The 3rd de Rham cohomology of a 6th-dimensional oriented compact smooth manifold has even dimension

Question

I'm trying to show that

Given an oriented compact smooth manifold M of dimension 6, $H^3_{dR}(M)$ has even dimension.

I'm not sure where to begin. Any hint or suggestion is greatly appreciated.

Answer 1

The cup product $H^3(M,\Bbb R)\times H^3(M,\Bbb R)\to H^6(M,\Bbb R)\cong\Bbb R$ is a skew-symmetric form. It is also non-degenerate, essentially by Poincare duality.
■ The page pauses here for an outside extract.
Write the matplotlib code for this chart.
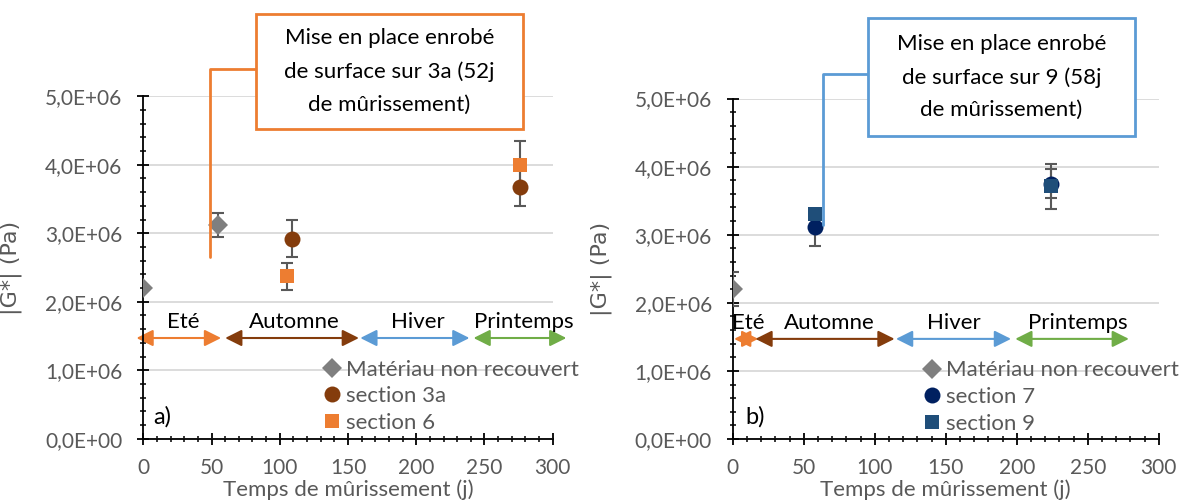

So $H^3(M,\Bbb R)$ is even-dimensional.

Answer 2

Equip $M$ with a Riemannian metric $g$. Then $H^3_{dR}(M;\mathbb{R})$ can be identified with the space $\mathcal{H}^3(M,g)$ of real harmonic $3$-forms on $(M,g)$. But harmonic iff closed and coclosed, so the Hodge star $\star$ restricts to an endomorphism of $\mathcal{H}^3(M,g)$. Now the Hodge star on 3-forms in 6-dimension satisfies $\star^2=(-1)^{3(6-3)}=-1$, so $\dim_\mathbb{R}\mathcal{H}^3(M,g)$ is even.